Harrison was born in Austin and grew up there (after some early-in-life moves to Maine and Virginia.) By the age of 21, he felt a sense of stagnation living in the city—nothing was keeping him there—and a friend convinced him to consider a move to Denton. “My buddy up here was in a band at the time, and he said, ‘Dude, beer’s cheap…there’s jazz twice a week. Come and go to community college, get your feet wet. Denton’s great,’” Harrison recalls. So he did. He joined Doctopus, a jazz-funk fusion group, before forming Muenster Emcee and the Skeleton Crew, which was a nine-piece “jazz-hop” band that included horn players, percussionists and more. Harrison eventually found his way to Vortexas, a Denton group whose successes sent them on tour (including a stint with Vans’ Warped Tour.) In the middle of all of this, Harrison and friends managed to find the time to begin laying the groundwork for a unified hip hop scene in Denton, one that grew organically alongside the Southeast Denton scene already rooted within the city. “We built kind of a weekly hip hop option [at Andy’s Bar] for Dallas and Denton hip hop artists,” Harrison explains. The idea was to get people in the area with this shared interest connected to one another. Tons of local acts got their start at the weekly at Andy’s: Fab Deuce, Ghetto[Box], The Neighborhood Allstars, Ritchy Flo, and more.

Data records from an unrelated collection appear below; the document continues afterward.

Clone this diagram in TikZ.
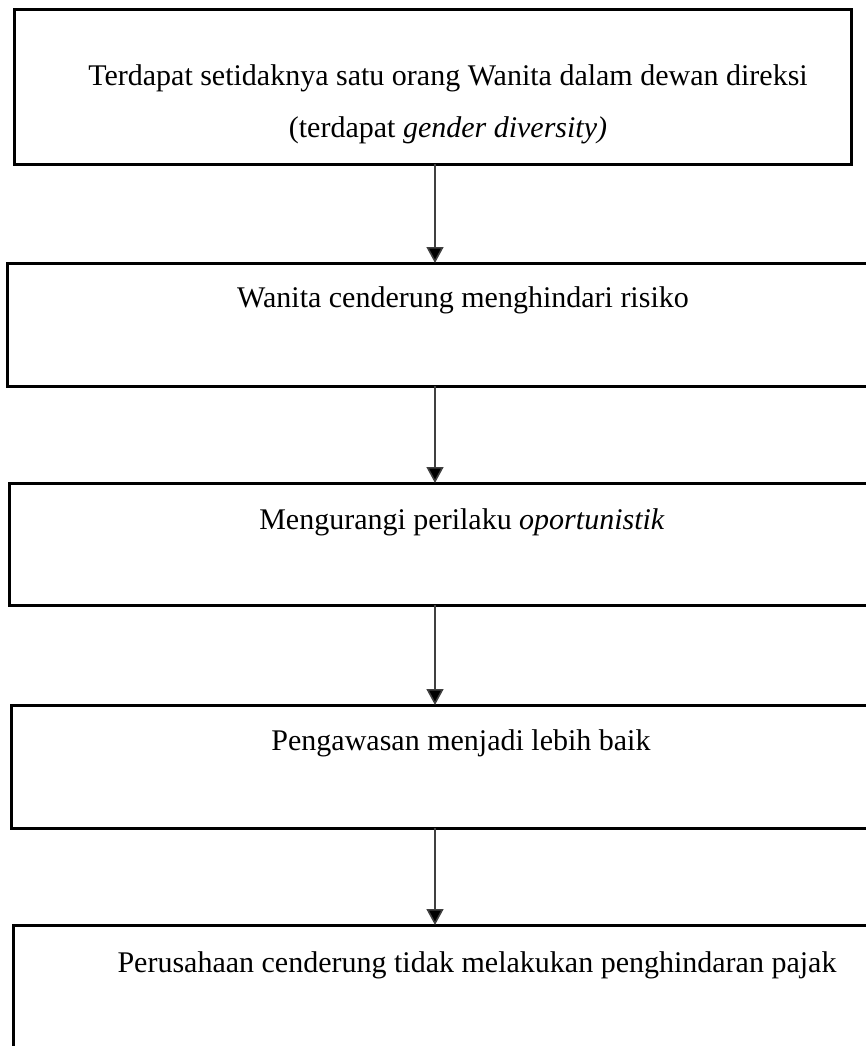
\documentclass[tikz,border=0pt]{standalone}
\usepackage{fontspec}
\setmainfont{Liberation Serif}
\usetikzlibrary{arrows.meta}
\begin{document}
\begin{tikzpicture}[x=1pt,y=-1pt,
  boxframe/.style={draw=black,line width=3pt,fill=none},
  lbl/.style={inner sep=0pt,font=\fontsize{30}{52}\selectfont,anchor=center},
  arr/.style={draw=black!75,line width=1.6pt,-{Triangle[width=17pt,length=16pt,fill=black]}}]
\useasboundingbox (0,0) rectangle (866,1046);
\draw[boxframe] (14,10) rectangle (851,164);
\coordinate (b1s) at (435,164);
\node[lbl] (t1a) at (448,78) {Terdapat setidaknya satu orang Wanita dalam dewan direksi};
\node[lbl] (t1b) at (448,130) {(terdapat \textit{gender diversity)}};
\draw[boxframe] (7,263) rectangle (930,386);
\coordinate (b2n) at (435,263); \coordinate (b2s) at (435,386);
\node[lbl] (t2) at (463,300) {Wanita cenderung menghindari risiko};
\draw[boxframe] (9,483) rectangle (930,605);
\coordinate (b3n) at (435,483); \coordinate (b3s) at (435,605);
\node[lbl] (t3) at (462,522) {Mengurangi perilaku \textit{oportunistik}};
\draw[boxframe] (11,705) rectangle (930,828);
\coordinate (b4n) at (435,705); \coordinate (b4s) at (435,828);
\node[lbl] (t4) at (461,743) {Pengawasan menjadi lebih baik};
\draw[boxframe] (13,925) rectangle (945,1090);
\coordinate (b5n) at (435,925);
\node[lbl] (t5) at (477,965) {Perusahaan cenderung tidak melakukan penghindaran pajak};
\draw[arr] (b1s) -- (b2n);
\draw[arr] (b2s) -- (b3n);
\draw[arr] (b3s) -- (b4n);
\draw[arr] (b4s) -- (b5n);
\end{tikzpicture}
\end{document}
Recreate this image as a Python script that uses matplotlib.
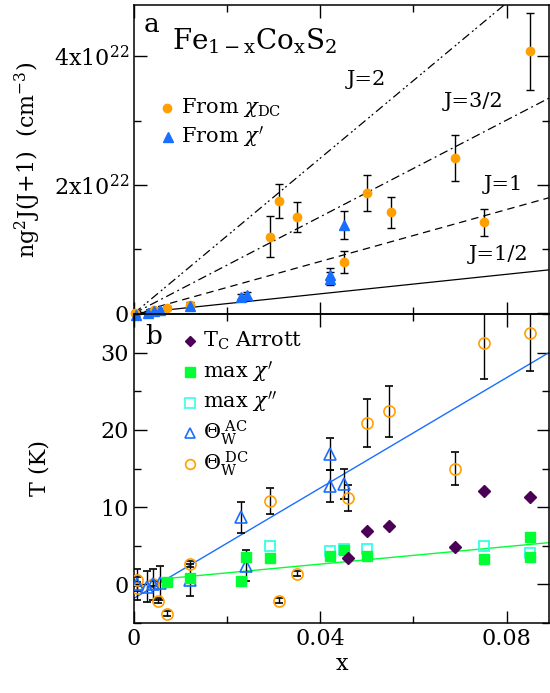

Harrison attributes much of his personal success—and the Denton scene’s success—to the cooperative nature of hip hop itself. “Hip hop at its root core comes from a mixture, a melting pot” of cultural forces, as he says. The artist points out that the genre fuses countless discrete art forms and social rituals—the Beatnik movement, funk music, and Jamaican culture have obvious influence, but Harrison argues that hip hop wouldn’t exist in its current state if not for community action and even the simple block party. “When you’re doing something grassroots or community-driven...you’ll always be able to do more as a ‘we’ than as a ‘me,’” he says. And as many artists have noted, that spirit has never been more important than it is now that Denton has lost several venues. “It has to be a merger of the house party scene with [the scene that started at] Andy’s,” Harrison explains. “Without Andy’s, I don’t think we’d have a platform for hip hop in town.”

If all of this sounds a bit like a crash course in social science, consider Harrison’s background. The artist received a degree in anthropology from UNT in 2008, and his academic work focused on sociocultural anthropology and the effects of modernity. This has given him a deep interest in what drives culture and people—the consequences of the Industrial Revolution, humans’ access to media of all types, and the contemporary influence of social media are all topics that interest Harrison. “Everything that I write is my contribution to the anthropological record. All we have is what we leave behind,” he explains. This is not a job he takes lightly, but a passion and a perspective that worm their way into what he creates. The anthropological interest may also account for the wide swath of genres he’s fond of (fusion, electronic jazz, and 90s-early 2000s L.A. and underground hip hop, to name a few.)

How does a musician with this many interests settle on hip hop as his chosen genre? It’s easy, Harrison says: the premium hip hop places on the spoken word. “I think you can look at the crowd for Rae Sremmurd at Oaktopia after it poured down rain as an example…it was a beautiful thing,” he tells us. “You could see all those people standing, soaking wet, waiting to hear what these two dudes had to say. There it is right there—waiting to hear what people have to say. That is what rap music and hip hop can create that no other genre can create for anyone else.” Hip hop artists and rappers aren’t just spitting into a microphone; rather, they’re doing the same work that “the master orators of our time” (as he so eloquently puts it) have done. Where his work as Muenster is concerned, Harrison’s goal is not to speak at people, but to people. He routinely interacts with his audience during his sets, and sees the marriage of live music with the standard beats as a way to pull of something truly transcendent.

Harrison has been spending lots of time playing with Denton jazz-hop band Wax Logic (“A whole project with them would be cool,” he says with a smile.) He’s also planning some more studio work to build on the new tracks he has under his belt. Harrison looks forward to working more with Gitmo Music, as he’s truly enjoyed his efforts with Keldrick Scott and everyone else at the label. His next scheduled show is with King Magnetic in Dallas on Sunday, October 9th—the bill includes a huge list of notable local acts, including Guillotine and X-Calibur.

Though he stays busy, Harrison prioritizes human connection over all else. His efforts have been to unite rather than divide scenes in DFW, and he is quick to offer some sincere advice: “Be good to each other. All we get is one time around the rock we’re on, and all we have is each other.”